I understand the waves of fatigue, Tupp. Psychological or physical. Several of my friends seem to be going through a trough right now too--I think the reality of "maybe summer" for completed vaccinations for many, and the uncertainty of when you'll actually get your shots, is eating at serenity. People announce they've gotten a shot and you feel glad for them but worried about when you'll hear about your own. I'm supposedly on a list (signed up twice to get email or text notification) but nothing's happened so far. My poet-friend's partner got his (heart issue + age).

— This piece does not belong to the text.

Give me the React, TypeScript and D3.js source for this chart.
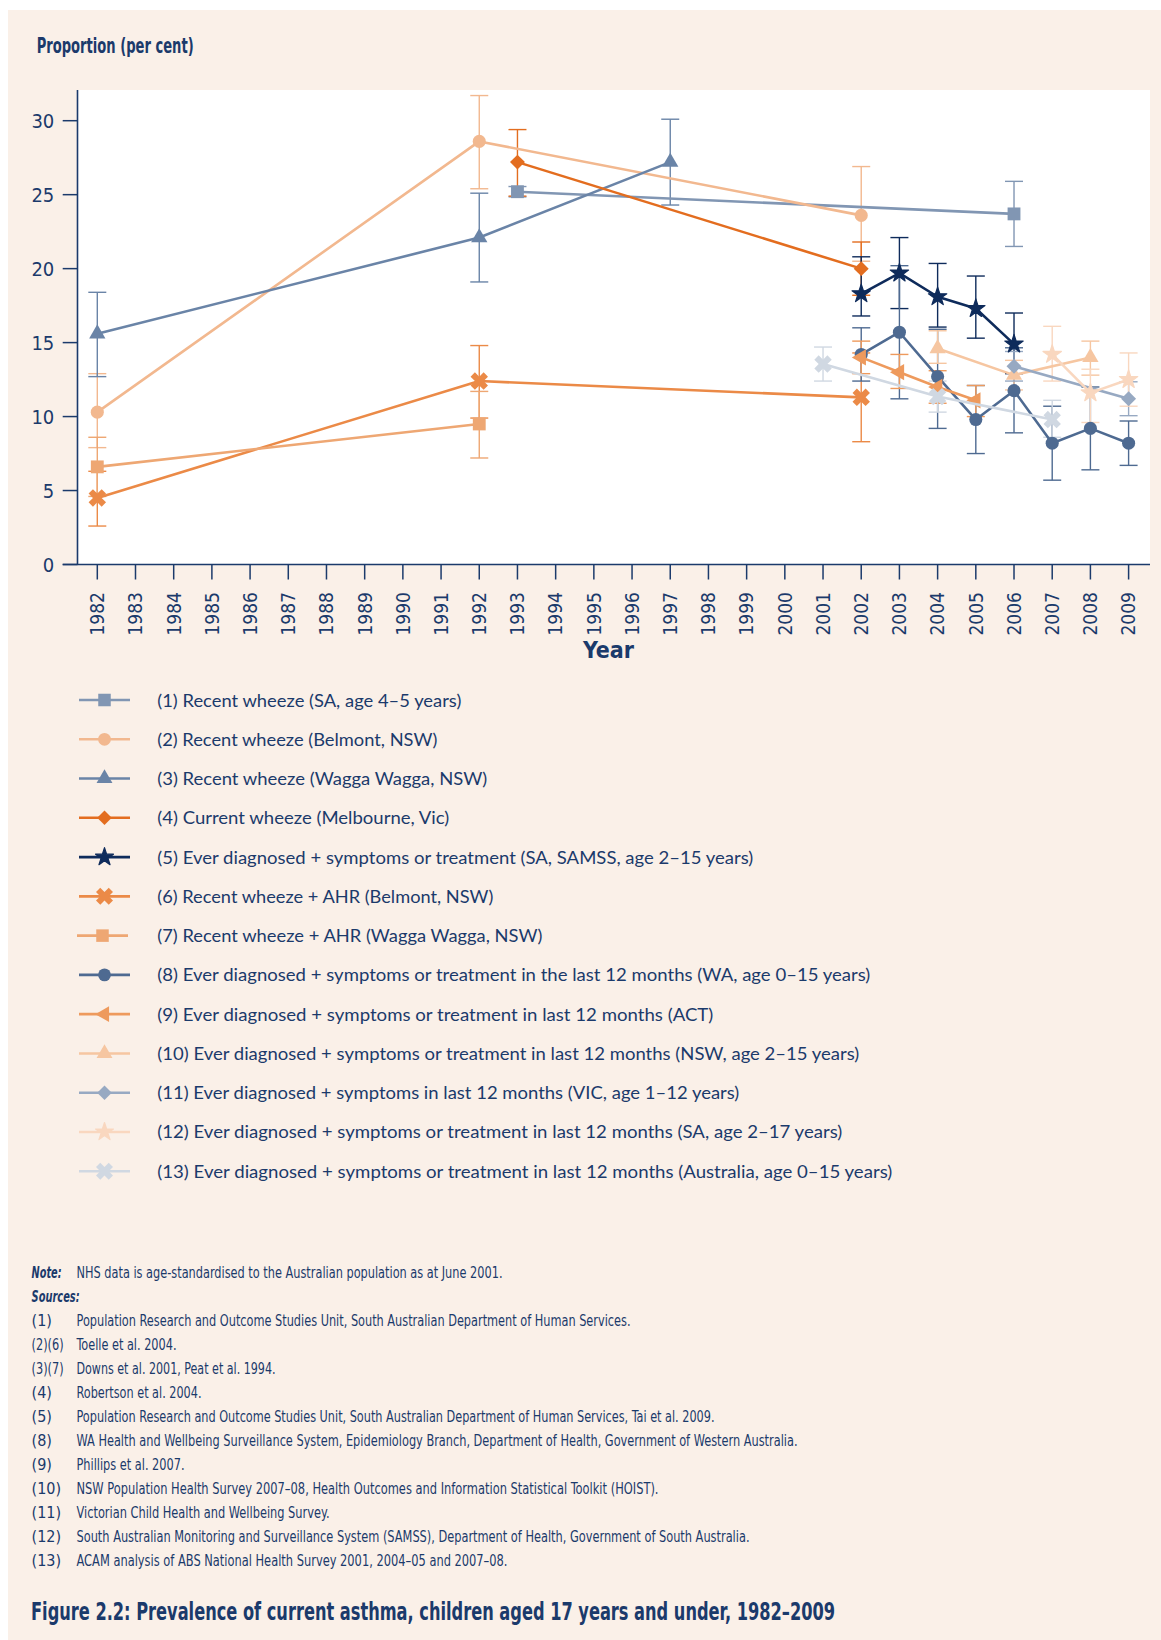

I'm finding myself comfortable in double-masks. The N95s are unavailable but the combo of one of those blue disposable masks covered with a fabric mask feels fine in cold weather, and I just read from a couple medical sources that using both is very close to as protective as an N95. I also like the idea of the simple fabric ones that have a top where you can tuck in a little slice of vacuuum cleaner (hoover) filter. Either of those getups nearly equals the N95. That plus sticking to my imaginary 8-foot distance seems sane enough to me. When I get super-restless in spring I'll just take more lovely drives with Pooch (and maybe M) and remind myself our mountains and lakes haven't gone anywhere, and we can go for walks in varied lovely places. Meanwhile, I go out no more than once a week, generally. Occasionally twice to M's for dinner; he's just 10 minutes away.
The only area where I still get tense is the food deliveries. I know that as they got more information about the virus the emphasis became by far more on respiratory transmission than surfaces so I'm not panic-spraying things the way I was, but it still makes me uneasy until they're all put away out of sight. I ignore the canned or boxed items for days, which means it dies on its own, but don't enjoy having big brown bags out on every surface for that time. Small problem though. Indoors is safer so I'm glad it's winter in a way. Hah. Never expected myself to say THAT.
I'm peaceful in my little home with Pooch, and feeling a bit better. First snow this morning! Just a sprinkle but it's pretty. I think "normal" will include masking for a long time, just the way it does in Asian countries where there's nothing weird about a mask over a face. But that's okay with me. I'll just have to master the art of hold-your-breath-hugging when the all-clear horn sounds.
One positive I am sensing now and then is that the turmoil of the pandemic, and the sorrow, has made many people more gentle rather than less (though that gets no headlines, of course). Like they're feeling a tenderness toward others because of our mutual fragility in the face of this hard pandemic. In my wee circles anyway, I've heard a lot of people regularly say things about gratitude. And when people talk about their distress, there's more kindness visible than before. Less vapid consumerism talk and more, even on Zoom, people expressing how meaningful and good it is to see each others' faces.